■ **Source excerpt**:
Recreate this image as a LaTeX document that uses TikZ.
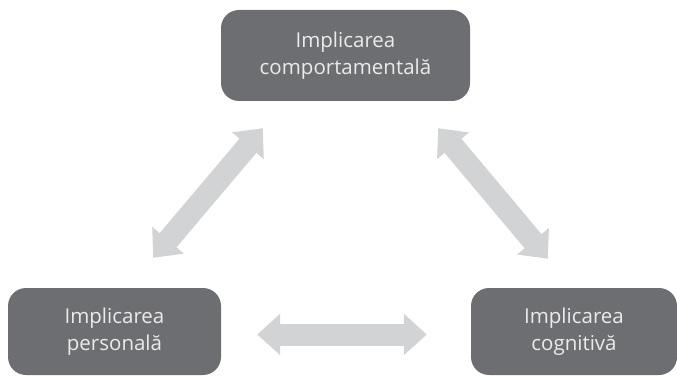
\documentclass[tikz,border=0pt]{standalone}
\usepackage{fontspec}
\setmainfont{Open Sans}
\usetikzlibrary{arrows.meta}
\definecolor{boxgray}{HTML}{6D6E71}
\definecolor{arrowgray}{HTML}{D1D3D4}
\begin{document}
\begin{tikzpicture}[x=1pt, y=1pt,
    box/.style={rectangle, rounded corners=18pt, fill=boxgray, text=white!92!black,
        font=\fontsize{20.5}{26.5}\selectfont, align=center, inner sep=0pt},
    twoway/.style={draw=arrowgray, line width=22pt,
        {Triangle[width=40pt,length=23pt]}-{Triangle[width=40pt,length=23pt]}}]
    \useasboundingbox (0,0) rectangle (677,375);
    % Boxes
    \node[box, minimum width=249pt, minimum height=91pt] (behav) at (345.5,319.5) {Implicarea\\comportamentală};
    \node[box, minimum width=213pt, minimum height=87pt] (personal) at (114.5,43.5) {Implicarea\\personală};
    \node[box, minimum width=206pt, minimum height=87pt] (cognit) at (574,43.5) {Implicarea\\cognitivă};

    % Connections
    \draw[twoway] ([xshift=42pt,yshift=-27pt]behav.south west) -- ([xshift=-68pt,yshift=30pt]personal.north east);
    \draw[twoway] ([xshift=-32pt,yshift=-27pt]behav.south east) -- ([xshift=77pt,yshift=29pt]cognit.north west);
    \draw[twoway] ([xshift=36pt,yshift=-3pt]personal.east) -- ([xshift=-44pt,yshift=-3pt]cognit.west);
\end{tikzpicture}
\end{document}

■ **Brief**:
Repeat the lines above exactly, and keep every picture out.

■ **Task result**:
Recreate this image as a LaTeX document that uses TikZ.
\documentclass[tikz,border=0pt]{standalone}
\usepackage{fontspec}
\setmainfont{Open Sans}
\usetikzlibrary{arrows.meta}
\definecolor{boxgray}{HTML}{6D6E71}
\definecolor{arrowgray}{HTML}{D1D3D4}
\begin{document}
\begin{tikzpicture}[x=1pt, y=1pt,
    box/.style={rectangle, rounded corners=18pt, fill=boxgray, text=white!92!black,
        font=\fontsize{20.5}{26.5}\selectfont, align=center, inner sep=0pt},
    twoway/.style={draw=arrowgray, line width=22pt,
        {Triangle[width=40pt,length=23pt]}-{Triangle[width=40pt,length=23pt]}}]
    \useasboundingbox (0,0) rectangle (677,375);
    % Boxes
    \node[box, minimum width=249pt, minimum height=91pt] (behav) at (345.5,319.5) {Implicarea\\comportamentală};
    \node[box, minimum width=213pt, minimum height=87pt] (personal) at (114.5,43.5) {Implicarea\\personală};
    \node[box, minimum width=206pt, minimum height=87pt] (cognit) at (574,43.5) {Implicarea\\cognitivă};

    % Connections
    \draw[twoway] ([xshift=42pt,yshift=-27pt]behav.south west) -- ([xshift=-68pt,yshift=30pt]personal.north east);
    \draw[twoway] ([xshift=-32pt,yshift=-27pt]behav.south east) -- ([xshift=77pt,yshift=29pt]cognit.north west);
    \draw[twoway] ([xshift=36pt,yshift=-3pt]personal.east) -- ([xshift=-44pt,yshift=-3pt]cognit.west);
\end{tikzpicture}
\end{document}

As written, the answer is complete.